I’m trying to create a Dockerfile for an application that uses the FoundationDB client library, to connect to an external cluster (hosted elsewhere).
In my case, the dockerfile uses the linux ASP.NET Core 3.1 docker images provided by Microsoft, copies the application binary files, and run it. Except of course it fails at runtime when attempting to load the fdb C library!
I’m looking at only installing the client binaries on this docker image, not the server components (to keep the footprint small).
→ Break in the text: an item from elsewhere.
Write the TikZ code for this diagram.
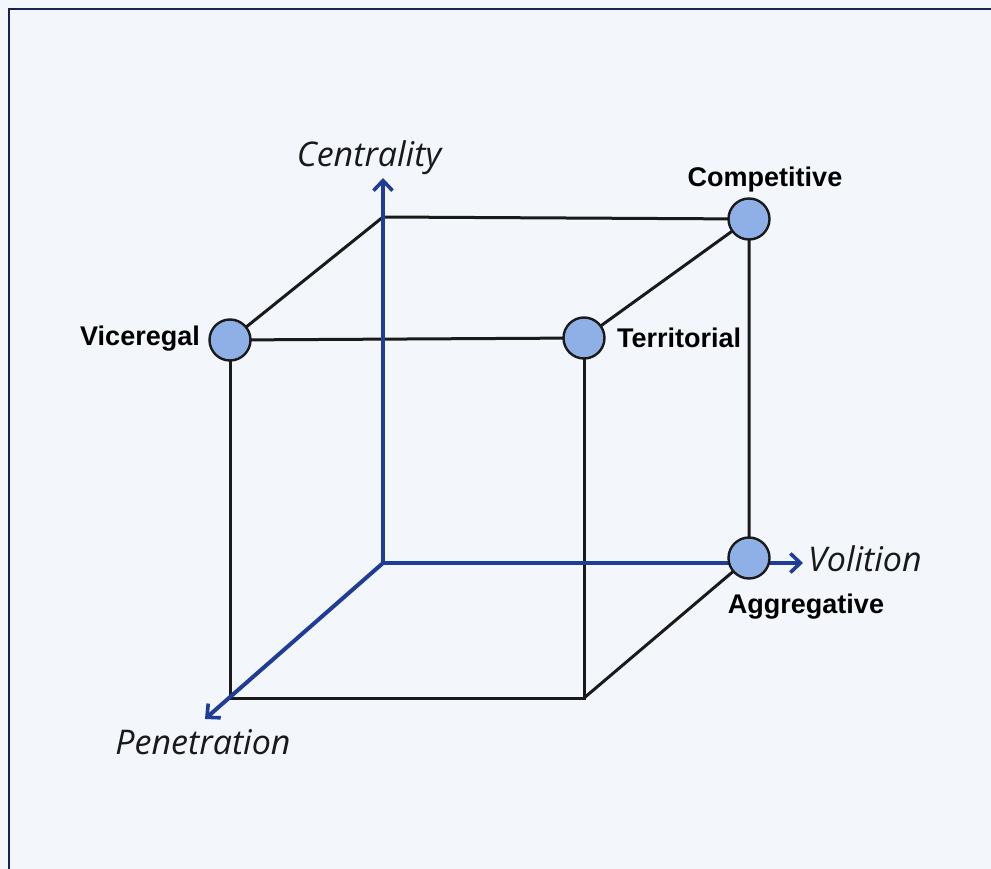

Also, I have to start the image from an existing one (in my case FROM mcr.microsoft.com/dotnet/core/aspnet:3.1
) so I cannot reuse any “official” foundationdb docker image.
I looked at how the kubernetes operator builds an image, and it simply download and untar the .tar.gz files from the official download site (which include both client and server), and copy/link the binaries into place in the file system.
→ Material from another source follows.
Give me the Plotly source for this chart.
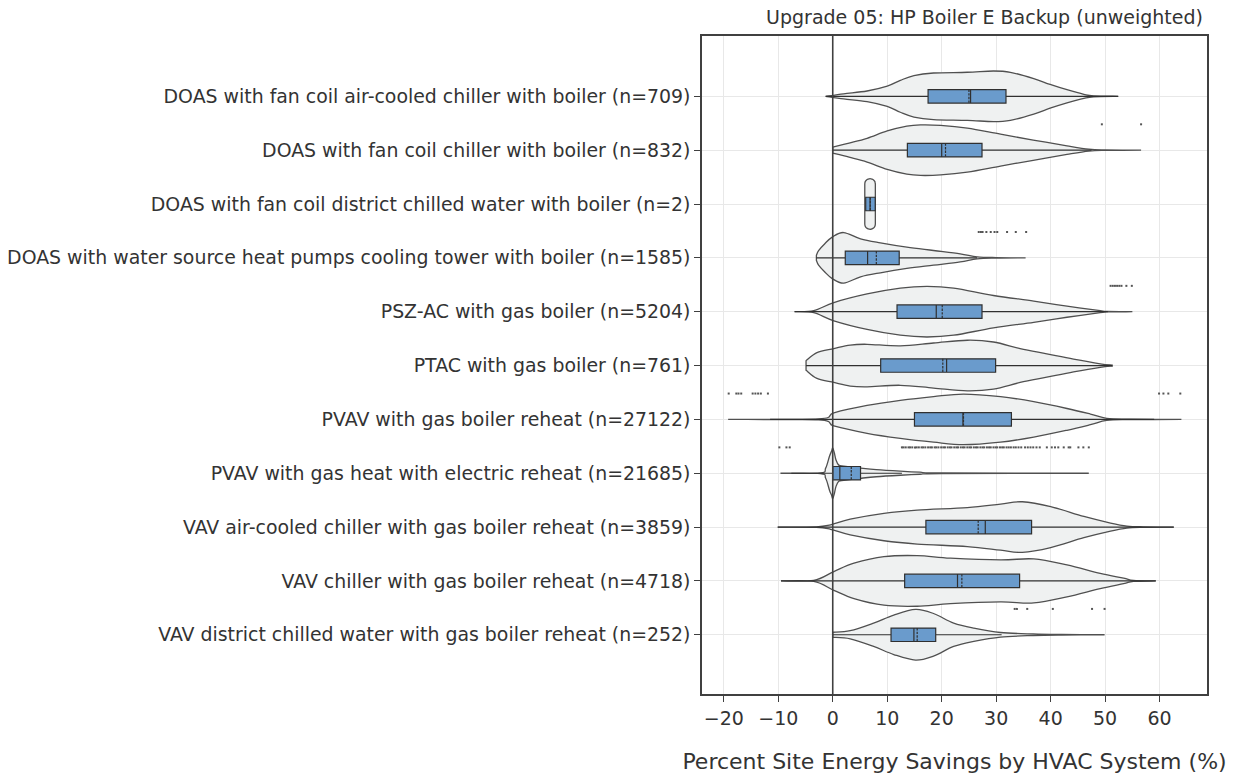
import plotly.graph_objects as go

# ---------------- data ----------------
categories = [
    "DOAS with fan coil air-cooled chiller with boiler (n=709)",
    "DOAS with fan coil chiller with boiler (n=832)",
    "DOAS with fan coil district chilled water with boiler (n=2)",
    "DOAS with water source heat pumps cooling tower with boiler (n=1585)",
    "PSZ-AC with gas boiler (n=5204)",
    "PTAC with gas boiler (n=761)",
    "PVAV with gas boiler reheat (n=27122)",
    "PVAV with gas heat with electric reheat (n=21685)",
    "VAV air-cooled chiller with gas boiler reheat (n=3859)",
    "VAV chiller with gas boiler reheat (n=4718)",
    "VAV district chilled water with gas boiler reheat (n=252)",
]

# box statistics (percent savings)
q1 = [17.5, 13.7, 6.05, 2.3, 11.8, 8.8, 15.0, 0.0, 17.1, 13.2, 10.7]
median = [25.3, 20.0, 6.85, 6.4, 19.0, 20.9, 23.9, 1.3, 28.0, 22.9, 14.9]
mean = [25.0, 20.7, 6.9, 8.0, 20.1, 20.2, 24.0, 3.4, 26.7, 23.7, 15.5]
q3 = [31.8, 27.4, 7.8, 12.2, 27.4, 29.9, 32.8, 5.1, 36.5, 34.3, 18.9]
lowerfence = [-1.3, 0.0, 6.05, -3.0, -7.0, -4.9, -11.5, -7.6, -10.1, -9.5, 0.0]
upperfence = [52.4, 47.5, 7.8, 26.5, 50.5, 51.3, 59.0, 12.7, 62.6, 59.3, 31.0]

# violin outlines: x positions and relative half-widths (density)
violin_x = [
    [-1.3, 2.0, 6.3, 10.0, 12.4, 14.9, 18.5, 24.7, 29.5, 32.6, 36.9, 39.9, 43.0, 46.1, 47.9, 52.4],
    [0.0, 3.0, 6.3, 10.0, 13.6, 16.1, 19.8, 24.7, 30.8, 36.8, 43.0, 47.0, 50.0, 56.6],
    [5.88, 5.93, 6.02, 6.21, 6.48, 6.85, 7.22, 7.49, 7.68, 7.77, 7.82],
    [-3.0, -2.6, -1.5, -0.1, 2.0, 5.1, 8.75, 13.6, 18.5, 23.4, 26.5, 30.0, 35.4],
    [-7.0, -3.5, 0.2, 6.3, 12.4, 17.3, 22.2, 29.5, 36.9, 43.0, 49.1, 50.3, 55.0],
    [-4.9, -2.9, 0.2, 3.2, 6.3, 12.4, 18.5, 24.7, 29.5, 34.4, 39.3, 44.2, 49.1, 51.3],
    [-19.2, -2.6, 0.2, 6.3, 12.4, 18.5, 24.0, 30.8, 36.9, 43.0, 47.3, 50.3, 54.6, 64.0],
    [-9.6, -2.3, -1.3, -0.6, -0.2, 0.0, 0.3, 0.6, 1.1, 2.0, 3.5, 5.1, 8.0, 12.4, 16.0, 20.0, 47.0],
    [-10.1, -3.0, -0.4, 3.2, 9.4, 15.5, 24.7, 30.8, 34.8, 40.0, 46.1, 51.0, 54.0, 57.0, 62.6],
    [-9.5, -3.5, 0.2, 3.9, 9.4, 15.5, 21.6, 30.8, 36.9, 43.0, 49.1, 53.4, 55.2, 59.3],
    [0.0, 3.2, 7.5, 11.2, 15.2, 18.5, 22.2, 25.9, 30.8, 36.8, 42.0, 49.9],
]
violin_w = [
    [0, 0.1, 0.21, 0.4, 0.63, 0.82, 0.92, 0.95, 1.0, 0.95, 0.7, 0.47, 0.26, 0.08, 0.02, 0],
    [0.12, 0.28, 0.47, 0.76, 0.95, 1.0, 0.98, 0.87, 0.63, 0.4, 0.17, 0.04, 0.01, 0],
    [0.79, 0.86, 0.9, 0.95, 0.98, 1.0, 0.98, 0.95, 0.9, 0.86, 0.79],
    [0.1, 0.29, 0.55, 0.82, 1.0, 0.75, 0.59, 0.42, 0.29, 0.16, 0.04, 0.01, 0],
    [0, 0.04, 0.36, 0.7, 0.93, 1.0, 0.93, 0.64, 0.42, 0.22, 0.04, 0.01, 0],
    [0.19, 0.51, 0.67, 0.81, 0.84, 0.78, 0.89, 1.0, 0.93, 0.67, 0.46, 0.25, 0.07, 0.02],
    [0, 0.02, 0.26, 0.55, 0.75, 0.9, 1.0, 0.9, 0.7, 0.43, 0.21, 0.04, 0.01, 0],
    [0, 0.01, 0.2, 0.67, 0.88, 1.0, 0.8, 0.52, 0.32, 0.28, 0.24, 0.2, 0.14, 0.08, 0.04, 0.01, 0],
    [0, 0.01, 0.09, 0.31, 0.54, 0.67, 0.77, 0.91, 1.0, 0.81, 0.42, 0.16, 0.04, 0.01, 0],
    [0, 0.02, 0.37, 0.7, 0.96, 1.0, 0.9, 0.83, 0.87, 0.63, 0.3, 0.11, 0.02, 0],
    [0.1, 0.16, 0.46, 0.78, 1.0, 0.84, 0.46, 0.26, 0.09, 0.03, 0.01, 0],
]

# outliers per category
outliers = [
    [],
    [49.4, 56.6],
    [],
    [26.8, 27.2, 27.5, 28.2, 29.0, 29.7, 30.2, 32.0, 33.6, 35.5],
    [51.0, 51.4, 51.8, 52.2, 52.6, 53.0, 53.9, 54.9],
    [],
    [-19.1, -17.7, -17.3, -16.8, -14.7, -14.2, -13.7, -13.2, -11.9, 59.9, 60.7, 61.6, 63.8],
    [-9.8, -8.5, -7.9,
     12.7, 13.0, 13.4, 13.9, 14.2, 14.6, 15.1, 15.4, 15.8, 16.3, 16.6, 17.0, 17.5, 17.9,
     18.2, 18.7, 19.0, 19.4, 19.9, 20.3, 20.6, 21.1, 21.5, 21.8, 22.3, 22.7, 23.0, 23.5,
     23.9, 24.2, 24.7, 25.1, 25.4, 25.9, 26.3, 26.6, 27.1, 27.5, 27.8, 28.3, 28.7, 29.0,
     29.5, 29.9, 30.2, 30.7, 31.1, 31.4, 31.9, 32.3, 32.7, 33.2, 33.6, 34.1, 34.6,
     35.3, 35.8, 36.3, 36.8, 37.4, 38.0, 39.3, 40.2, 40.8, 41.4, 42.4, 43.3, 43.6,
     45.1, 46.0, 47.0],
    [],
    [],
    [33.4, 33.8, 35.7, 40.4, 47.6, 49.9],
]

x_ticks = [-20, -10, 0, 10, 20, 30, 40, 50, 60]
title_text = "Upgrade 05: HP Boiler E Backup (unweighted)"
x_title = "Percent Site Energy Savings by HVAC System (%)"

# ---------------- styling ----------------
FONT = "DejaVu Sans"
VIOLIN_HALF = 0.47
OUTLIER_OFFSET = 0.48
violin_fill = "#eff1f1"
violin_line = "#505050"
box_fill = "#6a9bcc"
dark = "#404040"
text_col = "#333333"


def smooth_path(pts):
    """Catmull-Rom -> cubic bezier path segments through data points."""
    segs = []
    n = len(pts)
    for k in range(n - 1):
        p0 = pts[k - 1] if k > 0 else pts[k]
        p1 = pts[k]
        p2 = pts[k + 1]
        p3 = pts[k + 2] if k + 2 < n else pts[k + 1]
        c1 = (p1[0] + (p2[0] - p0[0]) / 6, p1[1] + (p2[1] - p0[1]) / 6)
        c2 = (p2[0] - (p3[0] - p1[0]) / 6, p2[1] - (p3[1] - p1[1]) / 6)
        segs.append(f"C{c1[0]:.4f},{c1[1]:.4f} {c2[0]:.4f},{c2[1]:.4f} {p2[0]:.4f},{p2[1]:.4f}")
    return " ".join(segs)


fig = go.Figure()

for i, (vx, vw) in enumerate(zip(violin_x, violin_w)):
    upper = [(x, i - w * VIOLIN_HALF) for x, w in zip(vx, vw)]
    lower = [(x, i + w * VIOLIN_HALF) for x, w in zip(vx[::-1], vw[::-1])]
    path = (f"M{upper[0][0]:.4f},{upper[0][1]:.4f} " + smooth_path(upper)
            + f" L{lower[0][0]:.4f},{lower[0][1]:.4f} " + smooth_path(lower) + " Z")
    fig.add_shape(type="path", path=path, xref="x", yref="y",
                  fillcolor=violin_fill, line=dict(color=violin_line, width=1.3),
                  layer="between")

fig.add_trace(go.Box(
    y=list(range(len(categories))),
    q1=q1, median=median, mean=mean, q3=q3,
    lowerfence=lowerfence, upperfence=upperfence,
    orientation="h", boxmean=True, width=0.25, whiskerwidth=0,
    fillcolor=box_fill, line=dict(color="#303030", width=1.2),
    boxpoints=False, showlegend=False,
))

ox, oy = [], []
for i, vals in enumerate(outliers):
    for v in vals:
        ox.append(v)
        oy.append(i - OUTLIER_OFFSET)
fig.add_trace(go.Scatter(
    x=ox, y=oy, mode="markers",
    marker=dict(symbol="square", size=2, color="#555555", line=dict(width=0)),
    showlegend=False, hoverinfo="skip",
))

fig.add_shape(type="line", xref="x", yref="paper", x0=0, x1=0, y0=0, y1=1,
              line=dict(color=dark, width=1.6), layer="above")

fig.update_layout(
    width=1242, height=774,
    margin=dict(l=702, r=35, t=36, b=80, autoexpand=False),
    paper_bgcolor="white", plot_bgcolor="white",
    font=dict(family=FONT, size=18.9, color=text_col),
    title=dict(text=title_text, x=0.992, xref="paper", xanchor="right",
               y=1 - 17 / 774, yref="container", yanchor="middle",
               font=dict(family=FONT, size=19, color=text_col)),
    showlegend=False,
)
fig.update_xaxes(
    range=[-24.0, 68.7], tickvals=x_ticks,
    showgrid=True, gridcolor="#e8e8e8", gridwidth=1,
    zeroline=False,
    showline=True, linecolor=dark, linewidth=1.5, mirror=True,
    ticks="outside", ticklen=6, tickcolor=dark, tickwidth=1.3,
    tickfont=dict(family=FONT, size=19, color=text_col),
    title=dict(text=x_title, standoff=26, font=dict(family=FONT, size=22, color=text_col)),
)
fig.update_yaxes(
    range=[11.1, -1.12], tickvals=list(range(len(categories))), ticktext=categories,
    showgrid=True, gridcolor="#e8e8e8", gridwidth=1,
    zeroline=False,
    showline=True, linecolor=dark, linewidth=1.5, mirror=True,
    ticks="outside", ticklen=6, tickcolor=dark, tickwidth=1.3,
    tickfont=dict(family=FONT, size=18.9, color=text_col),
)

# remove the browser's default 8px page margin so the figure sits at (0, 0)
fig.write_html("out.html", config={"displayModeBar": False},
               post_script="document.body.style.margin='0';")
I also looked at the document layer docker file, but it seems to be inheriting from the foundationdb-build
image which contains too much stuff for me.
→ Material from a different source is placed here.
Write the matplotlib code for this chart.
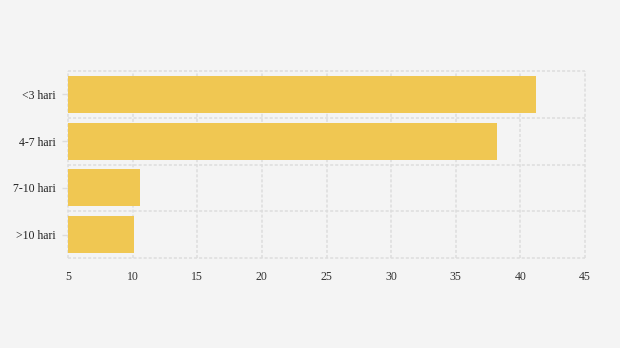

I’ve also seen various Dockerfiles on this forum that download the debian packages and use dpkg
to install both client and server (and most conversation is focused on how to start/run the fdbserver process).
Finaly, there is https://github.com/apple/foundationdb/tree/master/packaging/docker that seems to indicate that I can “use” the image to copy binaries from it, but how do I do that?
As anyone created a Dockerfile for a custom application server that only needs to connect to a cluster?
I’m guessing this would look like
FROM foobar/super-awesome-runtime:1.2.3
# install fdb client binaries
RUN curl https://www.foundationdb.org/downloads/xxxxxxx.tar.gz && \
tar -xvz ...... && \
mv xxxx yyyy && \
??? && \
Profit !!!!
WORKDIR /app
COPY my-awesome-application-binaries ....
#TODO: inject some path or uri to download the cluster file
ENTRYPOINT ["/app/my-awesome-entrypoint"]
To inject the cluster file when the image starts, I was thinking of using en environment variable that would contain either a path or an URI, and have it downloaded by the application during startup. Has anyone done this or used a different approach?